Virtual Reality is going through its latest upswing at the moment, having come and gone in various iterations over the past few decades in one form or another. However this time around it feels a little different. The technology is said to be finally where it needs to be and it’s achieving that oh so important thing: presence. However, despite the Oculus Rift and other headsets doing extremely well in terms of uptake, the founder of Oculus VR, Palmer Luckey, believes the public doesn’t understand why VR is relevant yet.
“A lot of people, even if they know what VR is, see it as this tool to go in your basement and play Halo,” he said, before poking fun at his own statement: “I was about to correct myself and say another game, but that’s what a grandmother would say: ‘Oh, you’re going to plug it into your Nintendo and play Halo.”
He has a point. The Oculus Rift experience is something that’s difficult to explain to people. It’s just one of those things that you have to try yourself.
So what’s going to turn things around? According to Luckey, letting people try it is of course the first step, but it’s when people can use it to watch movies or music concerts using the hardware that it will really hit home.

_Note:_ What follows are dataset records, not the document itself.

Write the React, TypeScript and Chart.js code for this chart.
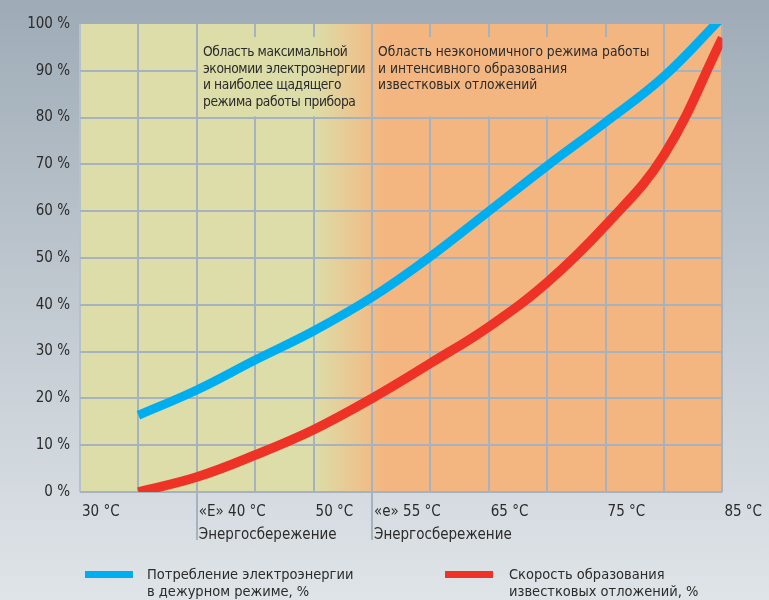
import React, { useEffect, useRef } from "react";
import { Chart, registerables } from "chart.js";

Chart.register(...registerables);

// ---- data ----
const temps = [35, 40, 45, 50, 55, 60, 65, 70, 75, 80, 85];
const powerUse = [16.4, 21.8, 28.2, 34.4, 41.6, 50.3, 60.0, 69.7, 79.0, 88.8, 101.5];
const scaleRate = [0, 3.2, 7.9, 13.3, 20.0, 27.5, 35.3, 44.8, 57.0, 72.0, 97];

const xTickValues = [30, 40, 50, 55, 65, 75, 85];
const xTickLabels: (string | string[])[] = [
  "30 °C",
  ["«E» 40 °C", "Энергосбережение"],
  "50 °C",
  ["«e» 55 °C", "Энергосбережение"],
  "65 °C",
  "75 °C",
  "85 °C",
];
const markerTemps = [40, 55];

const seriesNames = [
  ["Потребление электроэнергии", "в дежурном режиме, %"],
  ["Скорость образования", "известковых отложений, %"],
];
const zoneTexts = [
  ["Область максимальной", "экономии электроэнергии", "и наиболее щадящего", "режима работы прибора"],
  ["Область неэкономичного режима работы", "и интенсивного образования", "известковых отложений"],
];

// ---- style ----
const FONT = "'DejaVu Sans Condensed', 'DejaVu Sans', sans-serif";
const TEXT = "#2b2b2b";
const GRID = "#a6b3be";
const YELLOW = "#dcdda8";
const ORANGE = "#f4b680";
const BLUE = "#00aeef";
const RED = "#ee3226";

function bgGradient(chart: any) {
  const { ctx, chartArea } = chart;
  const xs = chart.scales.x;
  const { left, right } = chartArea;
  const g = ctx.createLinearGradient(left, 0, right, 0);
  const a = (xs.getPixelForValue(50) - left) / (right - left);
  const b = (xs.getPixelForValue(56) - left) / (right - left);
  g.addColorStop(0, YELLOW);
  g.addColorStop(a, YELLOW);
  g.addColorStop(b, ORANGE);
  g.addColorStop(1, ORANGE);
  return g;
}

const plotBg = {
  id: "plotBg",
  beforeDraw(chart: any) {
    const { ctx, chartArea } = chart;
    ctx.save();
    ctx.fillStyle = bgGradient(chart);
    ctx.fillRect(chartArea.left, chartArea.top, chartArea.right - chartArea.left, chartArea.bottom - chartArea.top);
    ctx.restore();
  },
  beforeDatasetsDraw(chart: any) {
    // text zones hide the grid
    const { ctx } = chart;
    const xs = chart.scales.x;
    const ys = chart.scales.y;
    const zones = [
      [40, 55],
      [55, 80],
    ];
    ctx.save();
    ctx.fillStyle = bgGradient(chart);
    const top = ys.getPixelForValue(97.2);
    const bottom = ys.getPixelForValue(80) - 1.2;
    for (const [a, b] of zones) {
      const l = xs.getPixelForValue(a) + 1.2;
      const r = xs.getPixelForValue(b) - 1.2;
      ctx.fillRect(l, top, r - l, bottom - top);
    }
    ctx.restore();
  },
  afterDraw(chart: any) {
    const { ctx, chartArea } = chart;
    const xs = chart.scales.x;
    ctx.save();
    ctx.strokeStyle = GRID;
    ctx.lineWidth = 2;
    for (const v of markerTemps) {
      const x = Math.round(xs.getPixelForValue(v));
      ctx.beginPath();
      ctx.moveTo(x, chartArea.bottom);
      ctx.lineTo(x, chartArea.bottom + 48);
      ctx.stroke();
    }
    ctx.restore();
  },
};

export default function App() {
  const ref = useRef<HTMLCanvasElement | null>(null);

  useEffect(() => {
    if (!ref.current) return;
    const chart = new Chart(ref.current, {
      type: "line",
      data: {
        datasets: [
          {
            label: seriesNames[0].join(" "),
            data: temps.map((t, i) => ({ x: t, y: powerUse[i] })),
            borderColor: BLUE,
            borderWidth: 9,
            pointRadius: 0,
            tension: 0.4,
            clip: 0,
          },
          {
            label: seriesNames[1].join(" "),
            data: temps.map((t, i) => ({ x: t, y: scaleRate[i] })),
            borderColor: RED,
            borderWidth: 9.5,
            pointRadius: 0,
            tension: 0.4,
            clip: 0,
          },
        ],
      },
      options: {
        animation: false,
        responsive: false,
        maintainAspectRatio: false,
        layout: { padding: { left: 0, right: 44, top: 24, bottom: 0 } },
        plugins: { legend: { display: false }, tooltip: { enabled: false } },
        scales: {
          x: {
            type: "linear",
            min: 30,
            max: 85,
            border: { display: false },
            grid: {
              drawTicks: false,
              lineWidth: 2,
              color: (c: any) => (c.tick && c.tick.value === 30 ? "#b6c1ca" : GRID),
            },
            ticks: {
              stepSize: 5,
              autoSkip: false,
              maxRotation: 0,
              align: "start",
              labelOffset: 2,
              padding: 9,
              color: TEXT,
              font: { family: FONT, size: 15, lineHeight: 1.5 },
              callback: (v: any) => {
                const i = xTickValues.indexOf(Number(v));
                return i >= 0 ? xTickLabels[i] : "";
              },
            },
            afterFit: (s: any) => {
              s.height = 108;
            },
          },
          y: {
            min: 0,
            max: 100,
            border: { display: false },
            grid: {
              drawTicks: false,
              lineWidth: 2,
              color: (c: any) => (c.tick && c.tick.value === 100 ? "rgba(0,0,0,0)" : GRID),
            },
            ticks: {
              stepSize: 10,
              padding: 10,
              color: TEXT,
              font: { family: FONT, size: 15 },
              callback: (v: any) => `${v} %`,
            },
            afterFit: (s: any) => {
              s.width = 80;
            },
          },
        },
      },
      plugins: [plotBg],
    } as any);
    return () => chart.destroy();
  }, []);

  const textStyle: React.CSSProperties = {
    position: "absolute",
    fontFamily: FONT,
    fontSize: 13.7,
    lineHeight: "16.7px",
    color: TEXT,
    whiteSpace: "nowrap",
  };
  const legendText: React.CSSProperties = {
    ...textStyle,
    fontSize: 14.5,
    lineHeight: "17px",
  };

  return (
    <div
      style={{
        position: "absolute",
        left: 0,
        top: 0,
        width: 769,
        height: 600,
        overflow: "hidden",
        background: "linear-gradient(to bottom, #9eabb6 0%, #c4ccd3 55%, #dfe4e8 100%)",
      }}
    >
      <canvas ref={ref} width={769} height={600} style={{ position: "absolute", left: 0, top: 0 }} />
      <div style={{ ...textStyle, left: 203, top: 43, letterSpacing: "-0.4px" }}>
        {zoneTexts[0].map((t, i) => (
          <div key={i}>{t}</div>
        ))}
      </div>
      <div style={{ ...textStyle, left: 378, top: 43 }}>
        {zoneTexts[1].map((t, i) => (
          <div key={i}>{t}</div>
        ))}
      </div>
      <div style={{ position: "absolute", left: 85, top: 571, width: 48, height: 7, background: BLUE }} />
      <div style={{ ...legendText, left: 147, top: 566 }}>
        {seriesNames[0].map((t, i) => (
          <div key={i}>{t}</div>
        ))}
      </div>
      <div style={{ position: "absolute", left: 445, top: 571, width: 48, height: 7, background: RED }} />
      <div style={{ ...legendText, left: 509, top: 566 }}>
        {seriesNames[1].map((t, i) => (
          <div key={i}>{t}</div>
        ))}
      </div>
    </div>
  );
}
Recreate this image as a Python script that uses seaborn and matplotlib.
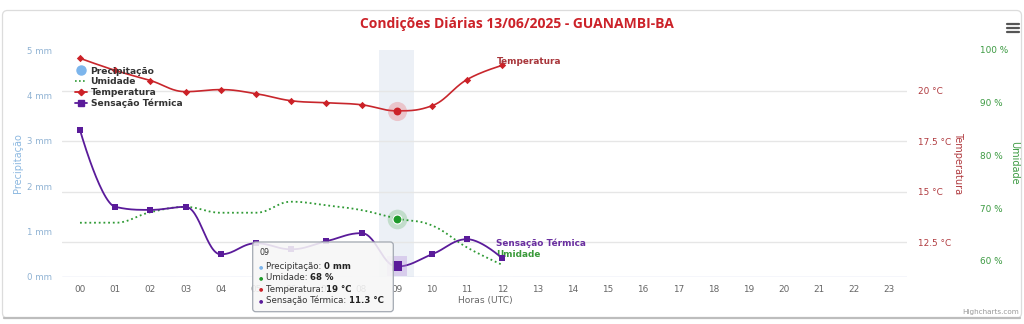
import numpy as np
import pandas as pd
import matplotlib
matplotlib.use("Agg")
import matplotlib.pyplot as plt
import matplotlib.transforms as mtransforms
from matplotlib.lines import Line2D
from matplotlib.patches import FancyBboxPatch
from matplotlib.text import Annotation
import seaborn as sns

# ---- data -------------------------------------------------------------
hour_labels = [f"{h:02d}" for h in range(24)]
obs_hours = list(range(13))
precipitacao_mm = [0, 0, 0, 0, 0, 0, 0, 0, 0, 0, 0, 0, 0]
umidade_pct = [67.2, 67.2, 69.2, 70.2, 69.1, 69.1, 71.2, 70.5, 69.6, 68.0, 66.7, 62.5, 59.2]
temperatura_c = [21.6, 21.0, 20.5, 19.95, 20.05, 19.85, 19.5, 19.4, 19.3, 19.0, 19.25, 20.55, 21.25]
sensacao_c = [18.05, 14.25, 14.1, 14.25, 11.9, 12.45, 12.15, 12.55, 12.95, 11.3, 11.9, 12.65, 11.7]

precip_ticks = [0, 1, 2, 3, 4, 5]
temp_ticks = [12.5, 15, 17.5, 20]
umid_ticks = [60, 70, 80, 90, 100]
selected_hour = 9

title = "Condições Diárias 13/06/2025 - GUANAMBI-BA"

df = pd.DataFrame({
    "hora": obs_hours,
    "precipitacao": precipitacao_mm,
    "umidade": umidade_pct,
    "temperatura": temperatura_c,
    "sensacao": sensacao_c,
})

# ---- colours ----------------------------------------------------------
C_PREC = "#7cb5ec"
C_UMID = "#2f9a35"
C_TEMP = "#cc2127"
C_SENS = "#5a1b9a"

sns.set_style("white")
plt.rcParams["font.family"] = ["DejaVu Sans"]

W, H = 1024, 324
fig = plt.figure(figsize=(W / 100, H / 100), dpi=100)
# pixel coordinates with origin at the top-left corner
PX = mtransforms.Affine2D().scale(1, -1).translate(0, H).scale(1 / W, 1 / H) + fig.transFigure

L, R, T, B = 62.4, 907.0, 50.0, 277.0
ax = fig.add_axes([L / W, 1 - B / H, (R - L) / W, (B - T) / H])
ax_h = ax.twinx()
ax_t = ax.twinx()

for a in (ax, ax_h, ax_t):
    for s in a.spines.values():
        s.set_visible(False)
    a.set_facecolor("none")


def spline_curve(xs, ys, smoothing=1.5, n=30):
    """Bezier spline through the points (same construction as Highcharts 'spline')."""
    xs = np.asarray(xs, float)
    ys = np.asarray(ys, float)
    k = len(xs)
    lc = np.column_stack([xs, ys]).copy()
    rc = np.column_stack([xs, ys]).copy()
    d = smoothing + 1
    for i in range(1, k - 1):
        px, py = xs[i], ys[i]
        lx, ly, nx, ny = xs[i - 1], ys[i - 1], xs[i + 1], ys[i + 1]
        lcx, lcy = (smoothing * px + lx) / d, (smoothing * py + ly) / d
        rcx, rcy = (smoothing * px + nx) / d, (smoothing * py + ny) / d
        corr = (rcy - lcy) * (rcx - px) / (rcx - lcx) + py - rcy
        lcy += corr
        rcy += corr
        if lcy > ly and lcy > py:
            lcy = max(ly, py); rcy = 2 * py - lcy
        elif lcy < ly and lcy < py:
            lcy = min(ly, py); rcy = 2 * py - lcy
        if rcy > ny and rcy > py:
            rcy = max(ny, py); lcy = 2 * py - rcy
        elif rcy < ny and rcy < py:
            rcy = min(ny, py); lcy = 2 * py - rcy
        lc[i] = (lcx, lcy)
        rc[i] = (rcx, rcy)
    t = np.linspace(0, 1, n)[:, None]
    segs = []
    for i in range(k - 1):
        p0 = np.array([xs[i], ys[i]])
        p3 = np.array([xs[i + 1], ys[i + 1]])
        c1, c2 = rc[i], lc[i + 1]
        pts = ((1 - t) ** 3) * p0 + 3 * ((1 - t) ** 2) * t * c1 + 3 * (1 - t) * t ** 2 * c2 + t ** 3 * p3
        segs.append(pts if i == 0 else pts[1:])
    pts = np.vstack(segs)
    return pd.DataFrame({"x": pts[:, 0], "y": pts[:, 1]})


# ---- background: hover band, grid, axis line ---------------------------
ax.axvspan(selected_hour - 0.5, selected_hour + 0.5, color="#ecf0f6", zorder=0, lw=0)
grid_tr = mtransforms.blended_transform_factory(ax.transAxes, ax_t.transData)
for tv in temp_ticks:
    ax.plot([0, 1], [tv, tv], transform=grid_tr, color="#e6e6e6", lw=1.0, zorder=0.5)
ax.axhline(0, color="#ccd6eb", lw=1.0, zorder=0.6)

# precipitation columns (all zero)
sns.barplot(data=df, x="hora", y="precipitacao", ax=ax, color=C_PREC, native_scale=True,
            width=0.6, zorder=1)

# ---- humidity ---------------------------------------------------------
sel = df[df["hora"] == selected_hour]
cu = spline_curve(df["hora"], df["umidade"])
ax_h.plot(cu["x"], cu["y"], color=C_UMID, lw=1.3, ls=(0, (1, 1.6)), zorder=2)
ax_h.scatter(sel["hora"], sel["umidade"], s=200, color=C_UMID, alpha=0.22, lw=0, zorder=3)
ax_h.scatter(sel["hora"], sel["umidade"], s=42, color="#1e9a2a", edgecolor="#ffffff", lw=0.8, zorder=4)
ax_h.annotate("Umidade", xy=(obs_hours[-1], umidade_pct[-1]), xytext=(-6, 10),
              textcoords="offset pixels", ha="left", va="center", fontsize=6.4,
              fontweight="bold", color="#3a9a3a", zorder=5)

# ---- temperature ------------------------------------------------------
ct = spline_curve(df["hora"], df["temperatura"])
sns.lineplot(data=ct, x="x", y="y", ax=ax_t, sort=False, estimator=None,
             color="#c8262c", lw=1.2, zorder=3)
sns.scatterplot(data=df.drop(index=selected_hour), x="hora", y="temperatura", ax=ax_t,
                marker="D", s=14, color=C_TEMP, edgecolor=C_TEMP, lw=0, zorder=4)
ax_t.scatter(sel["hora"], sel["temperatura"], s=190, color="#e8474c", alpha=0.25, lw=0, zorder=4)
ax_t.scatter(sel["hora"], sel["temperatura"], s=32, color=C_TEMP, lw=0, zorder=5)
ax_t.annotate("Temperatura", xy=(obs_hours[-1], temperatura_c[-1]), xytext=(-5, 4),
              textcoords="offset pixels", ha="left", va="center", fontsize=6.4,
              fontweight="bold", color="#a8363b", zorder=6)

# ---- apparent temperature ---------------------------------------------
cs = spline_curve(df["hora"], df["sensacao"])
sns.lineplot(data=cs, x="x", y="y", ax=ax_t, sort=False, estimator=None,
             color=C_SENS, lw=1.3, zorder=3)
sns.scatterplot(data=df.drop(index=selected_hour), x="hora", y="sensacao", ax=ax_t,
                marker="s", s=22, color=C_SENS, edgecolor=C_SENS, lw=0, zorder=6)
ax_t.scatter(sel["hora"], sel["sensacao"], s=190, marker="s", color="#b48ddb", alpha=0.35, lw=0, zorder=5)
ax_t.scatter(sel["hora"], sel["sensacao"], s=50, marker="s", color=C_SENS, lw=0, zorder=6)
ax_t.annotate("Sensação Térmica", xy=(obs_hours[-1], sensacao_c[-1]), xytext=(-6, 15),
              textcoords="offset pixels", ha="left", va="center", fontsize=6.4,
              fontweight="bold", color="#6a2fa0", zorder=6)

for a in (ax, ax_h, ax_t):
    a.set_xlabel("")
    a.set_ylabel("")
    a.set_xlim(-0.5, 23.5)
ax.set_ylim(0, 5)
ax_t.set_ylim(10.78, 22.01)
ax_h.set_ylim(56.9, 100)

# ---- ticks ------------------------------------------------------------
ax.set_xticks(range(24))
ax.set_xticklabels(hour_labels)
ax.tick_params(axis="x", length=0, pad=5.5, labelsize=6.4, labelcolor="#666666")
ax.set_yticks(precip_ticks)
ax.set_yticklabels([f"{v} mm" for v in precip_ticks])
ax.tick_params(axis="y", length=0, pad=7.2, labelsize=6.2, labelcolor="#8fb2d3")
ax.grid(False)

ax_t.set_yticks(temp_ticks)
ax_t.set_yticklabels([f"{v:g} °C" for v in temp_ticks])
ax_t.tick_params(axis="y", length=0, pad=7.9, labelsize=6.4, labelcolor="#b03a3f")
ax_t.tick_params(axis="x", bottom=False, labelbottom=False)
ax_t.grid(False)

ax_h.set_yticks(umid_ticks)
ax_h.set_yticklabels([f"{v} %" for v in umid_ticks])
ax_h.tick_params(axis="y", length=0, pad=52.5, labelsize=6.4, labelcolor="#3c9a42")
ax_h.tick_params(axis="x", bottom=False, labelbottom=False)
ax_h.grid(False)

# ---- axis titles & chart title ----------------------------------------
fig.text(18, 163, "Precipitação", transform=PX, rotation=90, ha="center", va="center",
         fontsize=7, color="#8cb8e0")
fig.text(958, 163, "Temperatura", transform=PX, rotation=270, ha="center", va="center",
         fontsize=7, color="#b03a3f")
fig.text(1014, 163, "Umidade", transform=PX, rotation=270, ha="center", va="center",
         fontsize=7, color="#3c9a42")
fig.text(485, 301, "Horas (UTC)", transform=PX, ha="center", va="center",
         fontsize=6.6, color="#666666")
fig.text(517, 24, title, transform=PX, ha="center", va="center", fontsize=10,
         fontweight="bold", color="#cc2229", family=["Open Sans", "DejaVu Sans"])

# ---- legend -----------------------------------------------------------
handles = [
    Line2D([], [], ls="None", marker="o", markersize=6.5, color=C_PREC),
    Line2D([], [], color=C_UMID, lw=1.2, ls=(0, (1, 1.4))),
    Line2D([], [], color=C_TEMP, lw=1.3, marker="D", markersize=3.2),
    Line2D([], [], color=C_SENS, lw=1.3, marker="s", markersize=4),
]
labels = ["Precipitação", "Umidade", "Temperatura", "Sensação Térmica"]
leg = ax_t.legend(handles, labels, loc="upper left",
                  bbox_to_anchor=(75 / W, 1 - 66.5 / H), bbox_transform=fig.transFigure,
                  frameon=False, prop={"weight": "bold", "size": 6.6}, handlelength=1.3,
                  handletextpad=0.4, labelspacing=0.2, borderpad=0, borderaxespad=0)
for txt in leg.get_texts():
    txt.set_color("#333333")
leg.set_zorder(20)

# ---- tooltip for the selected hour ------------------------------------
row = df.loc[df["hora"] == selected_hour].iloc[0]
tip = FancyBboxPatch((252.7, 242.0), 140.6, 69.7, transform=PX,
                     boxstyle="round,pad=0,rounding_size=3",
                     facecolor=(0.97, 0.97, 0.97, 0.88), edgecolor="#a3a9b2", lw=0.9, zorder=30)
fig.add_artist(tip)
fig.text(259, 252.5, hour_labels[selected_hour], transform=PX, fontsize=5.8,
         color="#333333", va="center", zorder=31)
tip_rows = [
    ("Precipitação: ", f"{row['precipitacao']:g} mm", C_PREC),
    ("Umidade: ", f"{row['umidade']:g} %", "#1e9a2a"),
    ("Temperatura: ", f"{row['temperatura']:g} °C", C_TEMP),
    ("Sensação Térmica: ", f"{row['sensacao']:g} °C", C_SENS),
]
for i, (name, val, col) in enumerate(tip_rows):
    yy = 266.5 + i * 11.3
    fig.text(258.5, yy, "●", transform=PX, fontsize=3.6, color=col, va="center", zorder=31)
    t1 = fig.text(266, yy, name, transform=PX, fontsize=6.2, color="#333333",
                  va="center", zorder=31)
    fig.add_artist(Annotation(val, xy=(1, 0.5), xycoords=t1, xytext=(0, 0),
                              textcoords="offset points", va="center", ha="left",
                              fontsize=6.2, fontweight="bold", color="#222222",
                              zorder=31))

# ---- card frame, menu icon, credits -----------------------------------
card = FancyBboxPatch((2.5, 10.5), 1019, 307.5, transform=PX,
                      boxstyle="round,pad=0,rounding_size=5",
                      facecolor="none", edgecolor="#dcdcdc", lw=0.9, zorder=0)
fig.add_artist(card)
fig.add_artist(Line2D([4, 1020], [318.3, 318.3], transform=PX, color="#bdbdbd", lw=1.6))
for yy in (23.5, 27.5, 31.5):
    fig.add_artist(Line2D([1007, 1019], [yy, yy], transform=PX, color="#555555", lw=1.6))
fig.text(1019, 312, "Highcharts.com", transform=PX, ha="right", va="center",
         fontsize=5.2, color="#999999")

fig.savefig("out.png", dpi=100)
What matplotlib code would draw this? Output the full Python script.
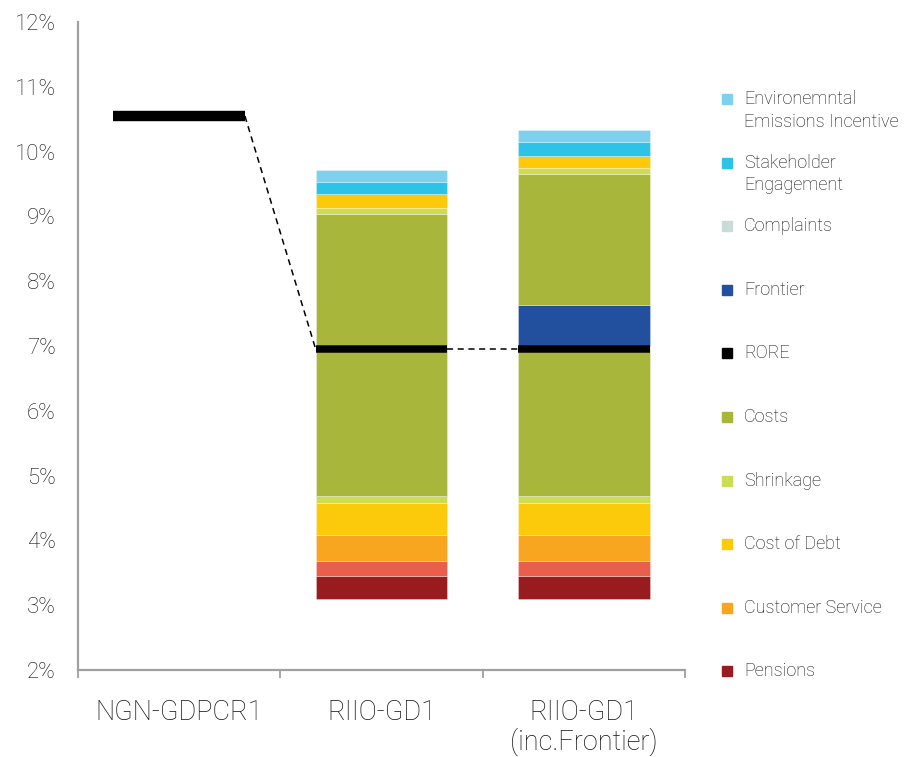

When the technology is made more personal and allows them to do things that they enjoy – outside of gaming -it will really take off.
“They’re going to see this is relevant to them in their daily lives as a not-pimply-faced-teenage-kid,” he said (via Cnet). “That’s going to be a difficult perception to overcome.”
However it is something that he’s prepared to do and part of the way Oculus plans to achieve that goal is through the creation of in-house content. The VR firm recently announced it was internally developing its own games and experiences, to really show off what the Rift and its eventual successors are capable of. He also claimed to be in cahoots with a lot of developers that were working on VR in secret, even some giant ones that he described as “multi-billion dollar” companies.
He could of course be talking about Sony, which is developing its own headset system known as Project Morpheus. However, Luckey previously slammed the Japanese firm’s efforts, suggesting that with the low power of the PS4, it would never be able to compete with the ever evolving PC platform, not deliver a comfortable 60 frames per second or more in dual VR mode.